Significantly, the Covid-19 pandemic could play a major role in driving Pakistan’s future growth as an outsourcing hub. The changes in working practices that have accompanied the pandemic in many parts of the world – together with the associated pressure on companies to cut costs – are opening up new markets for exporters of outsourcing services.

‘Businesses now understand the work-from-home concept,’ Peer says, ‘and that it does not matter where a person is sitting. So they have become increasingly comfortable with the idea of offshoring and outsourcing.

Changes in working practices – together with pressure to cut costs – are opening up new markets for exporters of outsourcing services


‘The pandemic has also forced many businesses to explore cloud services, disaster recovery services, and so on, which has brought technology to the forefront. The fortunes of all global technology companies have risen during the pandemic because of the digital transformation journey that is taking place.’
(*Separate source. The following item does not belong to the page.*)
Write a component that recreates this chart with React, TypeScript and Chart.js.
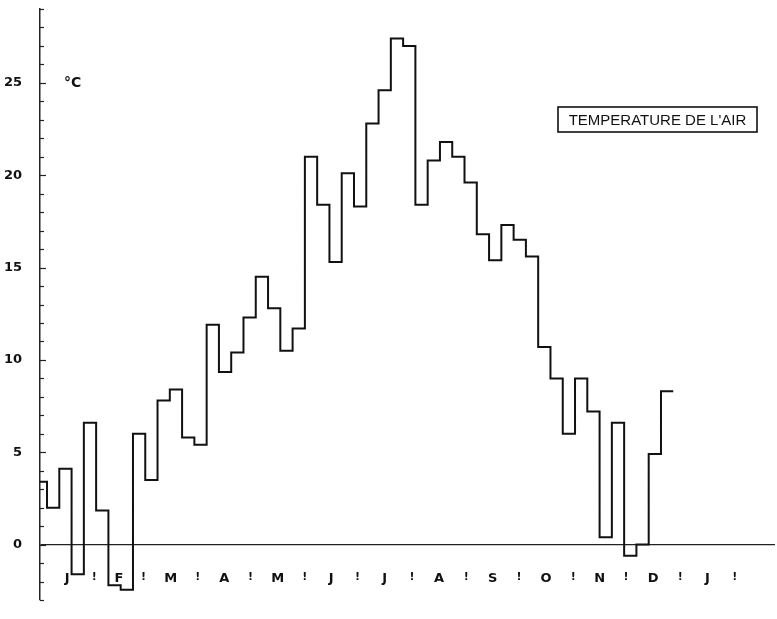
import React, { useEffect, useRef } from "react";
import { Chart, registerables } from "chart.js";

Chart.register(...registerables);

// Day of year (0 = 1 January) at which each weekly value begins; last entry closes the final week
const weekStartDays = [
  0, 4, 11, 18, 25, 32, 39, 46, 53, 60, 67, 74, 81, 88, 95, 102, 109, 116, 123, 130, 137,
  144, 151, 158, 165, 172, 179, 186, 193, 200, 207, 214, 221, 228, 235, 242, 249, 256, 263,
  270, 277, 284, 291, 298, 305, 312, 319, 326, 333, 340, 347, 354, 361,
];

// Weekly mean air temperature (°C)
const airTemperature = [
  3.4, 2.0, 4.1, -1.6, 6.6, 1.85, -2.2, -2.45, 6.0, 3.5, 7.8, 8.4, 5.8, 5.4, 11.9, 9.35,
  10.4, 12.3, 14.5, 12.8, 10.5, 11.7, 21.0, 18.4, 15.3, 20.1, 18.3, 22.8, 24.6, 27.4, 27.0,
  18.4, 20.8, 21.8, 21.0, 19.6, 16.8, 15.4, 17.3, 16.5, 15.6, 10.7, 9.0, 6.0, 9.0, 7.2, 0.4,
  6.6, -0.6, 0.0, 4.9, 8.3,
];

const monthLetters = ["J", "F", "M", "A", "M", "J", "J", "A", "S", "O", "N", "D", "J"];
const monthStartDays = [0, 31, 59, 90, 120, 151, 181, 212, 243, 273, 304, 334, 365, 396];
const yLabelValues = [0, 5, 10, 15, 20, 25];

const unitLabel = "°C";
const boxLabel = "TEMPERATURE DE L'AIR";

export default function App() {
  const canvasRef = useRef<HTMLCanvasElement | null>(null);

  useEffect(() => {
    const canvas = canvasRef.current;
    if (!canvas) return;

    const points = weekStartDays.map((d, i) => ({
      x: d,
      y: airTemperature[Math.min(i, airTemperature.length - 1)],
    }));

    const zeroPad = (scale: any) => {
      scale.paddingTop = 0;
      scale.paddingBottom = 0;
      scale.paddingLeft = 0;
      scale.paddingRight = 0;
    };

    const decorPlugin = {
      id: "decor",
      afterDraw(chart: any) {
        const ctx = chart.ctx;
        const y = chart.scales.y;
        const x = chart.scales.x;
        const x0 = chart.chartArea.left;
        ctx.save();
        // inner tick marks on the temperature axis
        ctx.strokeStyle = "#222";
        ctx.lineWidth = 1.2;
        for (let v = Math.ceil(y.min); v <= y.max; v++) {
          const py = Math.round(y.getPixelForValue(v)) + 0.5;
          const len = v % 5 === 0 ? 6 : 4;
          ctx.beginPath();
          ctx.moveTo(x0, py);
          ctx.lineTo(x0 + len, py);
          ctx.stroke();
        }
        // month letters and month separators
        const labelY = y.getPixelForValue(-1.85);
        ctx.fillStyle = "#111";
        ctx.textAlign = "center";
        ctx.textBaseline = "middle";
        monthLetters.forEach((letter, i) => {
          const c = (monthStartDays[i] + monthStartDays[i + 1]) / 2;
          ctx.font = "bold 13px 'DejaVu Sans', sans-serif";
          ctx.fillText(letter, x.getPixelForValue(c), labelY);
          ctx.font = "bold 11px 'DejaVu Sans', sans-serif";
          ctx.fillText("!", x.getPixelForValue(monthStartDays[i + 1]), labelY - 2);
        });
        // unit label
        ctx.font = "bold 14px 'DejaVu Sans', sans-serif";
        ctx.textAlign = "left";
        ctx.fillText(unitLabel, x0 + 24, y.getPixelForValue(25));
        // title box
        ctx.font = "15px 'Liberation Sans', Arial, sans-serif";
        const bx = 558, by = 107, bw = 199, bh = 25;
        ctx.lineWidth = 1.6;
        ctx.strokeStyle = "#111";
        ctx.strokeRect(bx, by, bw, bh);
        ctx.textAlign = "center";
        ctx.fillText(boxLabel, bx + bw / 2, by + bh / 2 + 1);
        ctx.restore();
      },
    };

    const chart = new Chart(canvas, {
      type: "line",
      data: {
        datasets: [
          {
            data: points,
            stepped: true,
            borderColor: "#111",
            borderWidth: 2,
            pointRadius: 0,
            fill: false,
          },
        ],
      },
      options: {
        animation: false,
        responsive: true,
        maintainAspectRatio: false,
        layout: { padding: { top: 9, right: 2, left: 0, bottom: 0 } },
        plugins: {
          legend: { display: false },
          tooltip: { enabled: false },
          title: { display: false },
        },
        scales: {
          x: {
            type: "linear",
            min: 0,
            max: 419,
            afterFit: (scale: any) => {
              scale.height = 19;
              zeroPad(scale);
            },
            grid: { display: false, drawTicks: false },
            border: { display: false },
            ticks: { display: false },
          },
          y: {
            type: "linear",
            min: -3,
            max: 29,
            afterFit: (scale: any) => {
              scale.width = 40;
              zeroPad(scale);
            },
            afterBuildTicks: (scale: any) => {
              const t: any[] = [];
              for (let v = -3; v <= 29; v++) t.push({ value: v });
              scale.ticks = t;
            },
            grid: {
              display: true,
              drawTicks: false,
              tickLength: 0,
              color: (c: any) => (c.tick && c.tick.value === 0 ? "#222" : "rgba(0,0,0,0)"),
              lineWidth: 1.3,
            },
            border: { display: true, color: "#222", width: 1.5 },
            ticks: {
              autoSkip: false,
              padding: 18,
              color: "#111",
              font: { family: "'DejaVu Sans', sans-serif", size: 13, weight: "bold" },
              callback: (v: any) => (yLabelValues.includes(Number(v)) ? String(v) : ""),
            },
          },
        },
      },
      plugins: [decorPlugin],
    });

    return () => chart.destroy();
  }, []);

  return (
    <div style={{ position: "absolute", left: 0, top: 0, width: 777, height: 619, background: "#fff" }}>
      <canvas ref={canvasRef} />
    </div>
  );
}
While the future already looks bright for Pakistan’s shared services centre industry, ACCA members in the country can play a part in furthering its success. By doing so, they will not only help to increase the prosperity of their country, but they will also benefit from new clients and job creation.

Role for ACCA members

‘ACCA members should work with existing shared services providers to improve the quality of work and train people so Pakistan’s talent is recognised globally,’ Saeed suggests.

Ashraf believes that ACCA members could help to promote Pakistan’s shared services domestically in several ways. He suggests helping to develop industry-specific qualifications and promoting shared services within the public and private sectors. Members could also market the services internationally.

In 2019, the global outsourcing market was worth a whopping US$92.5bn, according to information provider Statista. And Pakistan is well placed to seize a bigger slice of what is a very large pie.

Peer, for one, is optimistic about the future. ‘The government is actively focusing on eliminating gaps in infrastructure to sustain both economic and social development,’ he says. ‘The country is teeming with possibilities.’